### Goal
Find the string "this" in the data, then copy every line where it is found.

╭─ Source material

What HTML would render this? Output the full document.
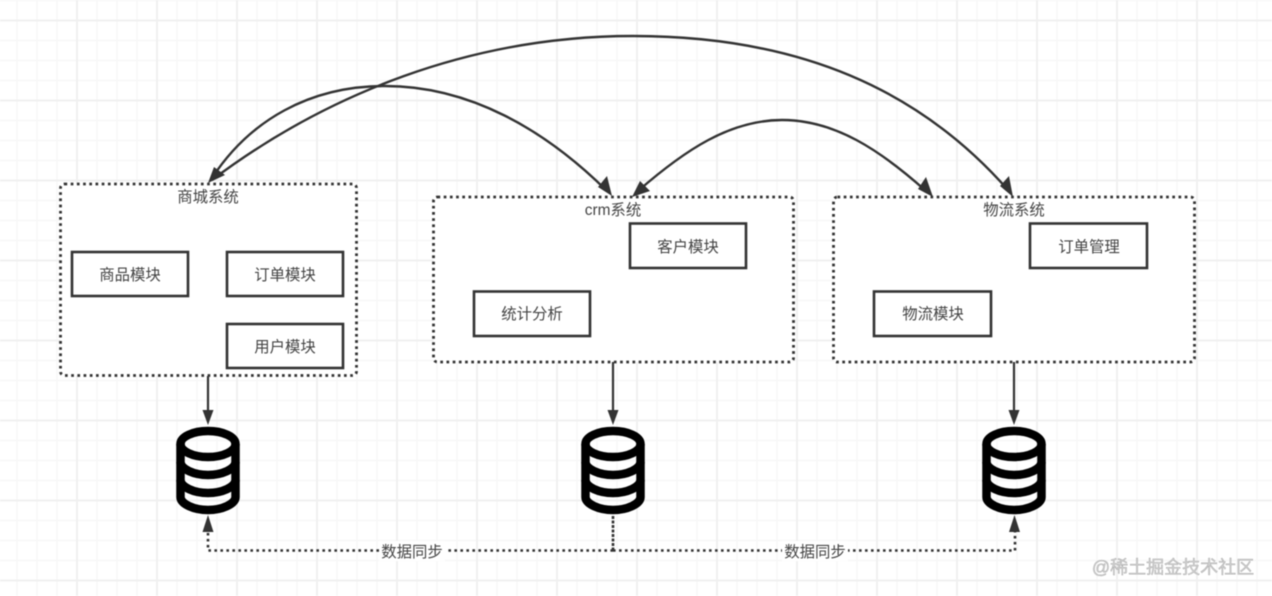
<!DOCTYPE html>
<html><head><meta charset="utf-8"><style>
html,body{margin:0;padding:0;background:#fff;width:1272px;height:596px;overflow:hidden}
svg{display:block;filter:blur(.45px)}
text{font-family:"Liberation Sans","Noto Sans CJK SC",sans-serif;font-size:15.4px;fill:#444;text-anchor:middle}
</style></head><body>
<svg width="1272" height="596" viewBox="0 0 1272 596" xmlns="http://www.w3.org/2000/svg">
<defs>
<pattern id="minor" width="20" height="20" patternUnits="userSpaceOnUse" x="7" y="10.5"><path d="M10 0V20M0 10H20" stroke="#f7f7f7" stroke-width="1.6" fill="none"/></pattern>
<pattern id="major" width="80" height="80" patternUnits="userSpaceOnUse" x="37" y="-19.5"><path d="M40 0V80M0 40H80" stroke="#f0f0f0" stroke-width="2" fill="none"/></pattern>
<g id="db" fill="none" stroke="#000" stroke-width="8.500">
<ellipse cx="0" cy="444" rx="27.500" ry="13"/>
<path d="M-27.500 444V497C-27.500 504 -14 510 0 510C14 510 27.500 504 27.500 497V444"/>
<path d="M-27.500 462C-27.500 469 -14 475 0 475C14 475 27.500 469 27.500 462"/>
<path d="M-27.500 480C-27.500 487 -14 493 0 493C14 493 27.500 487 27.500 480"/>
</g>
</defs>
<rect width="1272" height="596" fill="#fff"/>
<rect width="1272" height="596" fill="url(#minor)"/>
<rect width="1272" height="596" fill="url(#major)"/>

<g fill="#fff" stroke="#333" stroke-width="2.800" stroke-dasharray="2.700 3.500">
<rect x="60.5" y="184" width="296" height="191.500" rx="4"/>
<rect x="433.500" y="197" width="360" height="165" rx="4"/>
<rect x="833.500" y="197" width="361" height="165" rx="4"/>
</g>

<g fill="#fff" stroke="#333" stroke-width="2.600">
<rect x="72" y="252" width="116" height="44"/>
<rect x="227" y="252" width="116" height="44"/>
<rect x="227" y="324" width="116" height="44"/>
<rect x="630" y="223.500" width="116" height="44.500"/>
<rect x="474" y="291.500" width="116" height="44.500"/>
<rect x="1030" y="223.500" width="117" height="44.500"/>
<rect x="874" y="291.500" width="117" height="44.500"/>
</g>

<text x="208" y="202">商城系统</text>
<text x="613" y="215">crm系统</text>
<text x="1014" y="215">物流系统</text>
<text x="130" y="280">商品模块</text>
<text x="285" y="280">订单模块</text>
<text x="285" y="352">用户模块</text>
<text x="688" y="252">客户模块</text>
<text x="532" y="319">统计分析</text>
<text x="1089" y="252">订单管理</text>
<text x="933" y="319">物流模块</text>

<g fill="none" stroke="#333" stroke-width="2.400">
<path d="M212 178C250 120 310 86 385 86C470 86 545 130 606 190"/>
<path d="M212 180C325 95 470 36 633 36C800 36 920 90 1008 190"/>
<path d="M638 191C685 150 730 120 782 120C835 120 880 150 926 191"/>
</g>
<g fill="#333">
<path d="M208 183L214 167L225 175Z"/>
<path d="M612 196L598 187L607 176Z"/>
<path d="M1013 197L1000 186L1009 176Z"/>
<path d="M632 197L640 181L650 191Z"/>
<path d="M933 197L918 189L926 177Z"/>
</g>

<g stroke="#333" stroke-width="2.200">
<path d="M208 376V412M613 362V412M1014 362V412"/>
</g>
<g fill="#333">
<path d="M202.500 410H213.500L208 425Z"/>
<path d="M607.500 410H618.500L613 425Z"/>
<path d="M1008.500 410H1019.500L1014 425Z"/>
<path d="M202.500 532H213.500L208 515Z"/>
<path d="M1009 532H1020L1014.500 515Z"/>
</g>

<use href="#db" x="208"/>
<use href="#db" x="613"/>
<use href="#db" x="1014"/>

<g fill="none" stroke="#333" stroke-width="2.600" stroke-dasharray="2.600 3.400">
<path d="M613 550.500H208V532"/>
<path d="M613 550.500H1015V532"/>
<path d="M613 516V550" stroke-dasharray="3 1.500"/>
</g>
<rect x="379" y="541" width="66" height="20" fill="#fff"/>
<rect x="782" y="541" width="66" height="20" fill="#fff"/>
<text x="412" y="557">数据同步</text>
<text x="815" y="557">数据同步</text>

<text x="1173" y="573.500" style="font-size:18px;fill:#d0d0d0;stroke:#999;stroke-width:.3px">@稀土掘金技术社区</text>
</svg>
</body></html>
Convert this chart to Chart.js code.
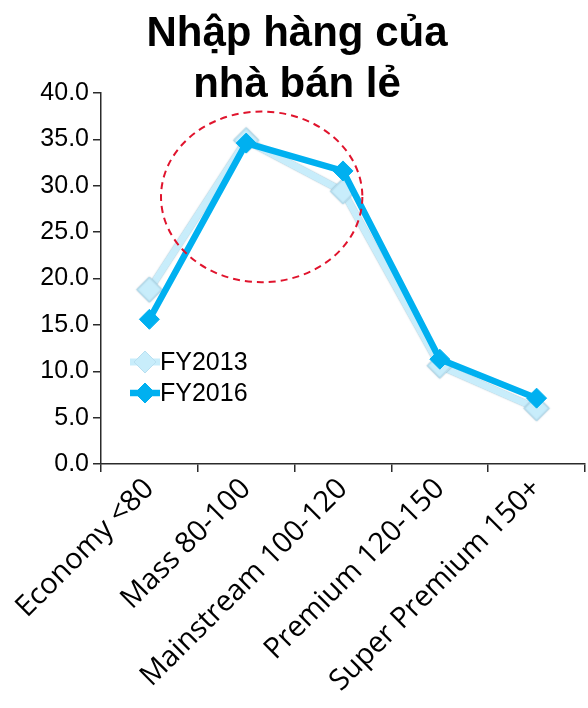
<!DOCTYPE html>
<html>
<head>
<meta charset="utf-8">
<script src="https://cdn.jsdelivr.net/npm/chart.js@4"></script>
<style>
  html, body { margin: 0; padding: 0; background: #ffffff; }
  canvas { display: block; }
</style>
</head>
<body>
<canvas id="chart" width="588" height="708"></canvas>
<script>
// Price segments (x axis)
const categories = ['Economy <80', 'Mass 80-100', 'Mainstream 100-120', 'Premium 120-150', 'Super Premium 150+'];
// Share of retailer purchasing per segment
const fy2013 = [18.8, 34.9, 29.4, 10.6, 6.0];
const fy2016 = [15.6, 34.6, 31.6, 11.3, 7.1];
const seriesNames = ['FY2013', 'FY2016'];
// Value axis
const yMin = 0;
const yMax = 40;
const yStep = 5;
// Heading
const titleLines = ['Nhập hàng của', 'nhà bán lẻ'];
// Highlighted region (data units: category index, value)
const highlight = { cx: 1.16, cy: 28.8, rx: 1.04, ry: 9.2 };

const COLOR_2013 = '#c8edfb';
const EDGE_2013 = '#b8dff0';
const COLOR_2016 = '#00b0f0';
const AXIS = '#2b2b2b';

// Heading drawn over the top of the canvas
const headingPlugin = {
  id: 'heading',
  afterDraw(chart) {
    const ctx = chart.ctx;
    ctx.save();
    ctx.fillStyle = '#000';
    ctx.font = 'bold 42px "Liberation Sans", Arial, sans-serif';
    ctx.textAlign = 'center';
    ctx.textBaseline = 'alphabetic';
    const cx = chart.width / 2 + 3;
    ctx.fillText(titleLines[0], cx, 46);
    ctx.fillText(titleLines[1], cx, 97);
    ctx.restore();
  }
};

// Thin soft outline around the pale FY2013 series
const outlinePlugin = {
  id: 'paleOutline',
  beforeDatasetDraw(chart, args) {
    if (args.index !== 0) return;
    const ctx = chart.ctx;
    ctx.save();
    ctx.shadowColor = 'rgba(120, 160, 180, 0.75)';
    ctx.shadowBlur = 1.5;
  },
  afterDatasetDraw(chart, args) {
    if (args.index !== 0) return;
    chart.ctx.restore();
  }
};

// Dashed red ellipse around the mid-range segments
const ellipsePlugin = {
  id: 'highlightEllipse',
  afterDatasetsDraw(chart) {
    const x = chart.scales.x, y = chart.scales.y;
    const cx = x.getPixelForValue(highlight.cx);
    const cy = y.getPixelForValue(highlight.cy);
    const rx = Math.abs(x.getPixelForValue(highlight.cx + highlight.rx) - cx);
    const ry = Math.abs(y.getPixelForValue(highlight.cy + highlight.ry) - cy);
    const ctx = chart.ctx;
    ctx.save();
    ctx.strokeStyle = '#e0142d';
    ctx.lineWidth = 2;
    ctx.setLineDash([7, 5]);
    ctx.beginPath();
    ctx.ellipse(cx, cy, rx, ry, 0, 0, Math.PI * 2);
    ctx.stroke();
    ctx.restore();
  }
};

// Legend inside the plot: short line with a diamond marker, then the label
const legendPlugin = {
  id: 'insideLegend',
  afterDraw(chart) {
    const ctx = chart.ctx;
    const rows = [362, 393];
    const sizes = [11, 10];
    ctx.save();
    chart.data.datasets.forEach((ds, i) => {
      const yy = rows[i];
      const r = sizes[i];
      ctx.strokeStyle = ds.borderColor;
      ctx.lineWidth = ds.borderWidth;
      ctx.beginPath();
      ctx.moveTo(130, yy);
      ctx.lineTo(160, yy);
      ctx.stroke();
      ctx.fillStyle = ds.pointBackgroundColor;
      ctx.strokeStyle = ds.pointBorderColor;
      ctx.lineWidth = 1;
      ctx.beginPath();
      ctx.moveTo(145, yy - r); ctx.lineTo(145 + r, yy); ctx.lineTo(145, yy + r); ctx.lineTo(145 - r, yy); ctx.closePath();
      ctx.fill();
      ctx.stroke();
      ctx.fillStyle = '#000';
      ctx.font = '25px "Liberation Sans", Arial, sans-serif';
      ctx.textAlign = 'left';
      ctx.textBaseline = 'middle';
      ctx.fillText(ds.label, 160, yy + 1);
    });
    ctx.restore();
  }
};

new Chart(document.getElementById('chart'), {
  type: 'line',
  data: {
    labels: categories,
    datasets: [
      {
        label: seriesNames[0],
        data: fy2013,
        borderColor: COLOR_2013,
        borderWidth: 7,
        pointStyle: 'rectRot',
        pointRadius: 12.5,
        pointBackgroundColor: COLOR_2013,
        pointBorderColor: EDGE_2013,
        pointBorderWidth: 1,
        tension: 0,
        order: 2
      },
      {
        label: seriesNames[1],
        data: fy2016,
        borderColor: COLOR_2016,
        borderWidth: 6.5,
        pointStyle: 'rectRot',
        pointRadius: 10,
        pointBackgroundColor: COLOR_2016,
        pointBorderColor: COLOR_2016,
        pointBorderWidth: 1,
        tension: 0,
        order: 1
      }
    ]
  },
  options: {
    responsive: false,
    devicePixelRatio: 1,
    animation: false,
    layout: { autoPadding: false, padding: { top: 93, right: 3, left: 0, bottom: 0 } },
    plugins: {
      legend: { display: false },
      title: { display: false },
      tooltip: { enabled: false }
    },
    scales: {
      x: {
        type: 'category',
        offset: true,
        grid: {
          offset: true,
          drawOnChartArea: false,
          drawTicks: true,
          tickLength: 8,
          color: AXIS,
          lineWidth: 1.5
        },
        border: { display: true, color: AXIS, width: 1.5 },
        ticks: {
          color: '#000',
          font: { family: '"Open Sans", "Noto Sans", sans-serif', size: 29 },
          minRotation: 45,
          maxRotation: 45,
          autoSkip: false,
          padding: 0
        },
        afterFit(scale) {
          scale.height = 244;
          scale.paddingLeft = 0;
          scale.paddingRight = 0;
        }
      },
      y: {
        min: yMin,
        max: yMax,
        ticks: {
          stepSize: yStep,
          color: '#000',
          font: { family: '"Liberation Sans", Arial, sans-serif', size: 25 },
          padding: 4,
          callback: (v) => Number(v).toFixed(1)
        },
        grid: {
          drawOnChartArea: false,
          drawTicks: true,
          tickLength: 8,
          color: AXIS,
          lineWidth: 1.5
        },
        border: { display: true, color: AXIS, width: 1.5 },
        afterFit(scale) { scale.width = 101; }
      }
    }
  },
  plugins: [outlinePlugin, ellipsePlugin, headingPlugin, legendPlugin]
});
</script>
</body>
</html>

╰─

### Problem solution
What HTML would render this? Output the full document.
Convert this chart to Chart.js code.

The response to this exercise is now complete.